• [DATA ENTRIES]
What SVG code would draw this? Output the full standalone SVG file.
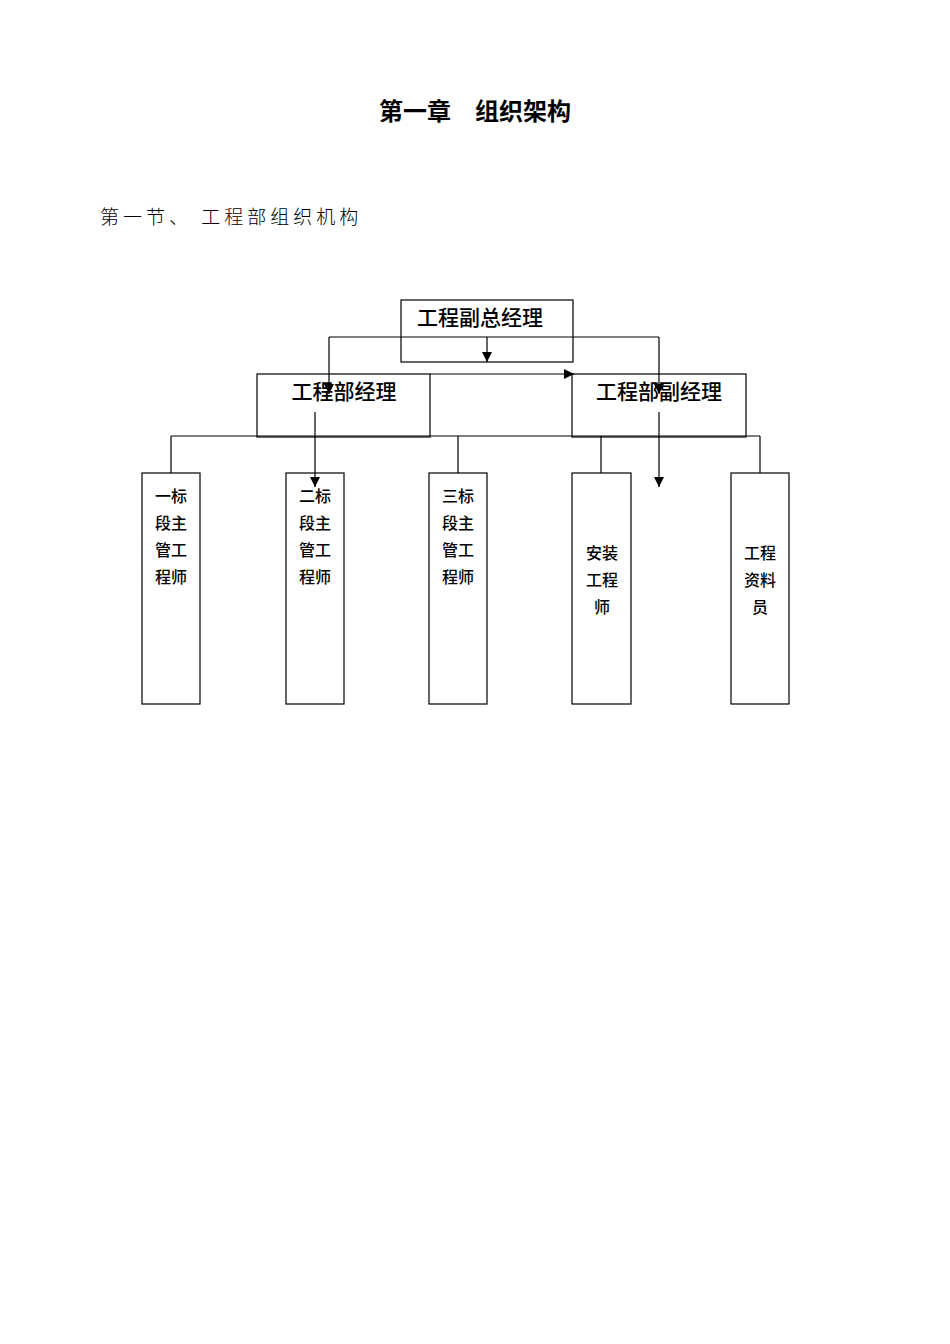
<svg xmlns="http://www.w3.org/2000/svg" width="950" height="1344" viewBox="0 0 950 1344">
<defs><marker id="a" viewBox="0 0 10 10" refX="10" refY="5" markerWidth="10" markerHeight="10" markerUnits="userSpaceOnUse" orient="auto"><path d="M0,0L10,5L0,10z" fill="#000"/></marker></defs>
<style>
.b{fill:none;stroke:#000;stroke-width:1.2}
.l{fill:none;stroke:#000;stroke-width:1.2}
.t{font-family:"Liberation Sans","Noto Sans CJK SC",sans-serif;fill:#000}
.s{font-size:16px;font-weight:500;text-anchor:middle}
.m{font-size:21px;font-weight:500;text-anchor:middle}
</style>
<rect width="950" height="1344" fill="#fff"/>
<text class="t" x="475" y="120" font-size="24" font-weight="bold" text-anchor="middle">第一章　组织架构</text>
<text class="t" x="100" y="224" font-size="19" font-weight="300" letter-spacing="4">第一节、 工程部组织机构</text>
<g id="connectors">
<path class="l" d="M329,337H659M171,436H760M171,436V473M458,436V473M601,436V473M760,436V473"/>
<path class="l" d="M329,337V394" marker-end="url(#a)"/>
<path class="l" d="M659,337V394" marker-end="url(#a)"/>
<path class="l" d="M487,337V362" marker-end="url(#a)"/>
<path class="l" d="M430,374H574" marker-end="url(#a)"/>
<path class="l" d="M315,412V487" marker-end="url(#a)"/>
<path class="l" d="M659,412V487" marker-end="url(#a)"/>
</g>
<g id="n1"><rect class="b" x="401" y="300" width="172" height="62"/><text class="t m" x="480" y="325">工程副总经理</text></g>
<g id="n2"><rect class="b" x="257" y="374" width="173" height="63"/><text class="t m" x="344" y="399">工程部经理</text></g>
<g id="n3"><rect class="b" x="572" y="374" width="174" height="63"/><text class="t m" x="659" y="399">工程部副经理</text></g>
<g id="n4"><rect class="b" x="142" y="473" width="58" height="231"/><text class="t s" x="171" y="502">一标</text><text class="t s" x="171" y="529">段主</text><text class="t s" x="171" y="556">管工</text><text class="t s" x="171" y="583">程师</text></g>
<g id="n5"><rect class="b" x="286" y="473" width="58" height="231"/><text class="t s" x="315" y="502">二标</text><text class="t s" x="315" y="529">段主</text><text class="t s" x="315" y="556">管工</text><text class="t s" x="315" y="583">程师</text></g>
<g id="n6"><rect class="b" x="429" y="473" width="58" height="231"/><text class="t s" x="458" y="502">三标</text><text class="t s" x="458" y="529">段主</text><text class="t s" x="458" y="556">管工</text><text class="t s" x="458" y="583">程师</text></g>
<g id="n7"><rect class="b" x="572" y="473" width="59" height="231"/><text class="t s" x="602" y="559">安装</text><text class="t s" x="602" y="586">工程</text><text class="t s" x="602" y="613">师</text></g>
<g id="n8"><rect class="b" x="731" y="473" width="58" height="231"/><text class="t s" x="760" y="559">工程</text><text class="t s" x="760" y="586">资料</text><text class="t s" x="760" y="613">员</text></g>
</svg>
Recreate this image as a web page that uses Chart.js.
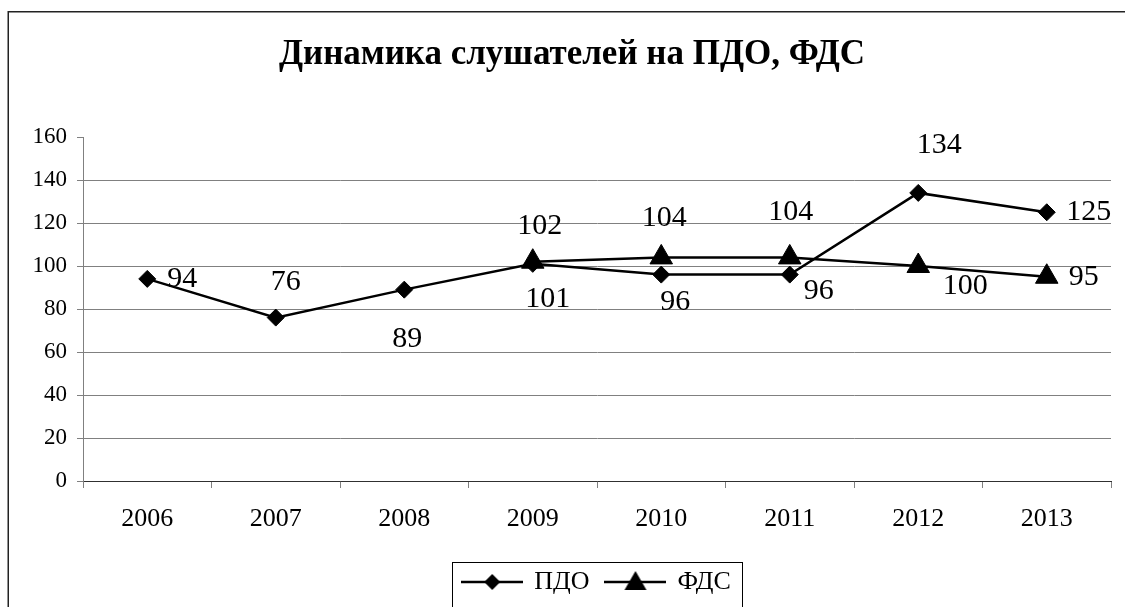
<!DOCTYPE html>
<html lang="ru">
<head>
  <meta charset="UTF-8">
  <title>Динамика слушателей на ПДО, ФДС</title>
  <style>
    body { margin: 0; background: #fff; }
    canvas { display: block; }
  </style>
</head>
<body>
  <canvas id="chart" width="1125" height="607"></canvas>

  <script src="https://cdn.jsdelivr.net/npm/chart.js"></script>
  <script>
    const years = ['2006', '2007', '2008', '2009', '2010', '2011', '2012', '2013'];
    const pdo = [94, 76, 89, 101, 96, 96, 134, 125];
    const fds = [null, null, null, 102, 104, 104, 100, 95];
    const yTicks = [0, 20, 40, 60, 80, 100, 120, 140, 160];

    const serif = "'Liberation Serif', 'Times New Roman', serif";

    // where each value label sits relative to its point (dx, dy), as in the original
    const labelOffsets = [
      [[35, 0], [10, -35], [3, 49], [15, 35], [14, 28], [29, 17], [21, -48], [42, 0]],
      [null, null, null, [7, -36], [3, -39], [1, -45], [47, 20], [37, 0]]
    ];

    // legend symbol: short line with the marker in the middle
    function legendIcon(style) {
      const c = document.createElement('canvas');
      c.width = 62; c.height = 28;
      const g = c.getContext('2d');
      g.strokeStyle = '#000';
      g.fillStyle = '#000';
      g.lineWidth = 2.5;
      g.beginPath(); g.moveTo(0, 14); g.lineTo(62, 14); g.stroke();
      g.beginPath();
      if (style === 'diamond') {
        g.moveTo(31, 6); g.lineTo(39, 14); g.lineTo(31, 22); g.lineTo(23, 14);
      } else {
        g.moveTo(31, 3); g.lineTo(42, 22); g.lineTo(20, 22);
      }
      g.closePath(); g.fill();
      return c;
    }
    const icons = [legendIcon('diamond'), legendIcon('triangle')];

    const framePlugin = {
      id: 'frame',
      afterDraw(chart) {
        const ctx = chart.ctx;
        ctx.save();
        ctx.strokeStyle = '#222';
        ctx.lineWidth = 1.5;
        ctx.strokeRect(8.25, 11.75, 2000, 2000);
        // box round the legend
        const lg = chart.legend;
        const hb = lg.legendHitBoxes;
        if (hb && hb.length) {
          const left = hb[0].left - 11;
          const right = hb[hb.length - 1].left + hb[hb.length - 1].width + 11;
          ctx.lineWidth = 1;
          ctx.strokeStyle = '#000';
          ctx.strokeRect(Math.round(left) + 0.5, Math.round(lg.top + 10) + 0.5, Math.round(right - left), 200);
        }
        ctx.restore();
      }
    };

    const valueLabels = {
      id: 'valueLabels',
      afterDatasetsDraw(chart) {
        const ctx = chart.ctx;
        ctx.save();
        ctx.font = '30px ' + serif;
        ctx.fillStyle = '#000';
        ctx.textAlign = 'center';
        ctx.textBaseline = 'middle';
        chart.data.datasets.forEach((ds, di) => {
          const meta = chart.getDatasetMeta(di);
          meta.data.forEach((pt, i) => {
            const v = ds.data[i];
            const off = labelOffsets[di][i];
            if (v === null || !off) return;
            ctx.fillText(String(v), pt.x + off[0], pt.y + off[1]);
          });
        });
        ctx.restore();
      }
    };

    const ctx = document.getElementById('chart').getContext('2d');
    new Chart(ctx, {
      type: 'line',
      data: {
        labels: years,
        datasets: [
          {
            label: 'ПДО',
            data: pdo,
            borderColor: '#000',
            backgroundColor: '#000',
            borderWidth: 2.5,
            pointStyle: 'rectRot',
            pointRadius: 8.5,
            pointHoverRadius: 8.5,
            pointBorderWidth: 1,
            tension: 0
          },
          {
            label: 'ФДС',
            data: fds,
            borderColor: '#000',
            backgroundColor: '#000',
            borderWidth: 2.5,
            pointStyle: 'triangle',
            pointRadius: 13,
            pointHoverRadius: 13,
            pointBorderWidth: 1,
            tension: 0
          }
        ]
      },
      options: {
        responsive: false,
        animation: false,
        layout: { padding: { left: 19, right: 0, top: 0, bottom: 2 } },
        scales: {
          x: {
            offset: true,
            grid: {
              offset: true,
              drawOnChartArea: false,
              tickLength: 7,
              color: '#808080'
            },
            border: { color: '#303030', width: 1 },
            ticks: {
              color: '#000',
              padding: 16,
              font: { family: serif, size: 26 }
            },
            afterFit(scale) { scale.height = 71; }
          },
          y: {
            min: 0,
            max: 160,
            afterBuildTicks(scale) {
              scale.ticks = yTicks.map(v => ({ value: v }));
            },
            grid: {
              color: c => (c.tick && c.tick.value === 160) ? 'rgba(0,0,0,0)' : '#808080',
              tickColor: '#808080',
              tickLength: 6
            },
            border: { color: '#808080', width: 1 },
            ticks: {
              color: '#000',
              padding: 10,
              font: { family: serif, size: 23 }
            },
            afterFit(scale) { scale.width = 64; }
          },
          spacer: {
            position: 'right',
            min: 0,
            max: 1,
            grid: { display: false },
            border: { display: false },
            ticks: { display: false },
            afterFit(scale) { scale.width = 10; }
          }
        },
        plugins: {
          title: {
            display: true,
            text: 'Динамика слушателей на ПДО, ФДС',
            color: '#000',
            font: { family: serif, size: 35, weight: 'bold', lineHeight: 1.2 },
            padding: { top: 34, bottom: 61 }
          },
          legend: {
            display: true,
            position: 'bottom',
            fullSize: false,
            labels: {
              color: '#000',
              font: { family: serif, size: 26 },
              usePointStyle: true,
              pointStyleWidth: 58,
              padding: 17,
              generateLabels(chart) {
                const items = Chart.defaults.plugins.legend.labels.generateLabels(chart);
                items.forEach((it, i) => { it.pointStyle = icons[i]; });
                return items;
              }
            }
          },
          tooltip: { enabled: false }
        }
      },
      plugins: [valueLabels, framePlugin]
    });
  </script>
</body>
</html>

--

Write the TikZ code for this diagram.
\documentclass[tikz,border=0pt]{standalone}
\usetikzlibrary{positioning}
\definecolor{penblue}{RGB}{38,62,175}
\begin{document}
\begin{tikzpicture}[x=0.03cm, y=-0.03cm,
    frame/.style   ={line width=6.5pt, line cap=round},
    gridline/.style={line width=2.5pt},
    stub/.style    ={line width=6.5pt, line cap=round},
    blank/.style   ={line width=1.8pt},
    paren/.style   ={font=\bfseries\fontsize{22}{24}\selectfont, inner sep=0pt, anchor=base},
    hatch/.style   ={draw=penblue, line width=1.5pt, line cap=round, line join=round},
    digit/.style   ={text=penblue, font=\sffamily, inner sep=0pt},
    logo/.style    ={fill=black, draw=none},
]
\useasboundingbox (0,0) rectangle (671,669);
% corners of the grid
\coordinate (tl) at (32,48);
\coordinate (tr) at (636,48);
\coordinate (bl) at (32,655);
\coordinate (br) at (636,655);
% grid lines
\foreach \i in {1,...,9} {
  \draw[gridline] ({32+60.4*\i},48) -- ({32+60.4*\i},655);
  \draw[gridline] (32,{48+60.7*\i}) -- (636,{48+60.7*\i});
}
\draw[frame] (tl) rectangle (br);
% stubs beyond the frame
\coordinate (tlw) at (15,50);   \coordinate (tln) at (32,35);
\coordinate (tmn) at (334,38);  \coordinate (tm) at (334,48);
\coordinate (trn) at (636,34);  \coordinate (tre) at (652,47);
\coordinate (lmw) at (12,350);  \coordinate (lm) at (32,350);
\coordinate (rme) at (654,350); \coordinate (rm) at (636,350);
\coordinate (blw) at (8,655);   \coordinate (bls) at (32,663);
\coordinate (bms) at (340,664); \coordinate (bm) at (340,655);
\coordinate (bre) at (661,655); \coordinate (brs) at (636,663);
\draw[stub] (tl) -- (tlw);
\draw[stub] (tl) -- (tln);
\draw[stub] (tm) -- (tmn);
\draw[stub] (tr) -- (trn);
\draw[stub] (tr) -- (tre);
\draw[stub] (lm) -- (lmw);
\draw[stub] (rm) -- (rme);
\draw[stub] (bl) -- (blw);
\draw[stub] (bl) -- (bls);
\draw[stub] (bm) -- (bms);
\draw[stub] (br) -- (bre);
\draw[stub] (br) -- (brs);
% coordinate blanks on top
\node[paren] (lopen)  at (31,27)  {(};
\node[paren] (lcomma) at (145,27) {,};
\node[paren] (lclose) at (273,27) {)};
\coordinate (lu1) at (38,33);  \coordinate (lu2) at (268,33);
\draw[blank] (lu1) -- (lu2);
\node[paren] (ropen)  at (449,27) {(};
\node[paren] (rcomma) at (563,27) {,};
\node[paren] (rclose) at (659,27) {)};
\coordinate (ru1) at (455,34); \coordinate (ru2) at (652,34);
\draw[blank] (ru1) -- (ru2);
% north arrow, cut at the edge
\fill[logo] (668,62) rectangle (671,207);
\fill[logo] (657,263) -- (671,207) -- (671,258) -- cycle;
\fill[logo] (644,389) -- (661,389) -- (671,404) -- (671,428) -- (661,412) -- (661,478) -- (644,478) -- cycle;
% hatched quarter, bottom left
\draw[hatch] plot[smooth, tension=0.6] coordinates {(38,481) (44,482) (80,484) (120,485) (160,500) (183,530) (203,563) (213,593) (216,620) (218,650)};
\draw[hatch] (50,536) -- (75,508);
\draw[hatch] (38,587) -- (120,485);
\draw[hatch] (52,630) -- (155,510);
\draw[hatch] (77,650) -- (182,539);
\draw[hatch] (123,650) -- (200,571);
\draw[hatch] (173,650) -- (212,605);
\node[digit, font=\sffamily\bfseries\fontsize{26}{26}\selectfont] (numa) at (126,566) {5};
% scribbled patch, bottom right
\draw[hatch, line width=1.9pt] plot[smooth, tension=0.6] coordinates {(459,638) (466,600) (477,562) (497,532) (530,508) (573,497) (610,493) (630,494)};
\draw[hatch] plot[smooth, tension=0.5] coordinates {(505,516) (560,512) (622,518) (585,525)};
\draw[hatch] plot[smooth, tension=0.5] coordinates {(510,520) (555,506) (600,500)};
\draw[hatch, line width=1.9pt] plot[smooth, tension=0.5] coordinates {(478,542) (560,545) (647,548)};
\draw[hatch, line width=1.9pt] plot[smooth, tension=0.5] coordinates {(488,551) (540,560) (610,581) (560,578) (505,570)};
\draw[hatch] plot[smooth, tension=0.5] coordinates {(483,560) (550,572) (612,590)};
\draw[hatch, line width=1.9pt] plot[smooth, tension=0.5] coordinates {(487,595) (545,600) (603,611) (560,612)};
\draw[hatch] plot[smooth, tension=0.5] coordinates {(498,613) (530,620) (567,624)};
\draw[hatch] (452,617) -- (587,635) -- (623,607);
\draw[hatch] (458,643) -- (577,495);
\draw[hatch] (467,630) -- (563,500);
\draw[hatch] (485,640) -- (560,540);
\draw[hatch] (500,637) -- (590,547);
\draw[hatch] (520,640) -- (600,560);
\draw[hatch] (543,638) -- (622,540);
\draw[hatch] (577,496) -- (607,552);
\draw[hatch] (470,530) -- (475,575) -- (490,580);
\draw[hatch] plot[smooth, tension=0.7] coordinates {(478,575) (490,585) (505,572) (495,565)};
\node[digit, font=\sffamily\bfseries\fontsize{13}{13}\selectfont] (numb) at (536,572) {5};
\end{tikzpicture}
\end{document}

• [WHAT THE TASK REQUIRES]
Return every line of the preceding records in which the word "code" appears.

• [OUTPUT FOR THIS TASK]
What SVG code would draw this? Output the full standalone SVG file.
Write the TikZ code for this diagram.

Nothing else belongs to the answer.